Mentre la natura sta riprendendo possesso della zona di esclusione, e la foresta rossa si allarga, la centrale nucleare è ancora operativa e vi lavorano circa mille persone: “abbiamo visitato il reattore 3 e la sua sala comandi, del tutto simile a quella del numero quattro. Le parole non rendono la forza di un’esperienza simile”.
Oggi un gigantesco arco di acciaio avvolge il sarcofago che a sua volta racchiude il reattore n.4 della centrale nucleare di Chernobyl, distrutto nella fusione seguita a due scoppi nella notte del 26 aprile 1986. Di lui restano 13mila tonnellate di “lava” radioattiva, il combustibile nucleare – 192 tonnellate di uranio – mescolato alle componenti del reattore fuso, al piombo, alla sabbia e all’acido borico gettati dagli elicotteri per bloccare l’incendio e il rilascio di polvere radioattiva.

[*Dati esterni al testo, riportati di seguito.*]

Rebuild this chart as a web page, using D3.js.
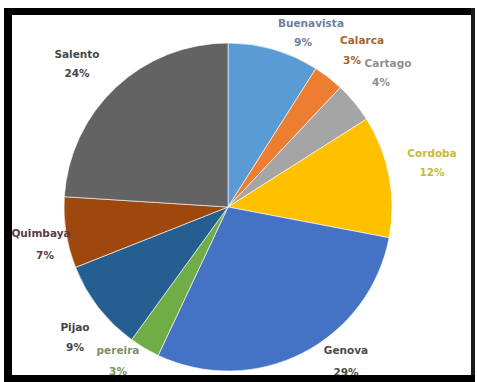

Tanti gli interrogativi, poche le risposte. Perché quella è una storia fatta di errori, orrori, silenzi e omissioni. Qualcuno però ha deciso di fare ritorno nella zona morta, ha accettato di essere rinnegato dal proprio Governo in cambio di 50 euro al mese di pensione: “le due babooshka che abbiamo incontrato ci hanno accolto con una rara ospitalità – sorride Alex – vivono con poco più di niente eppure condividono tutto ciò che possiedono. Queste persone hanno perso tutto ma non la propria dignità né, tantomeno, il coraggio di andare avanti. Nonostante tutto”.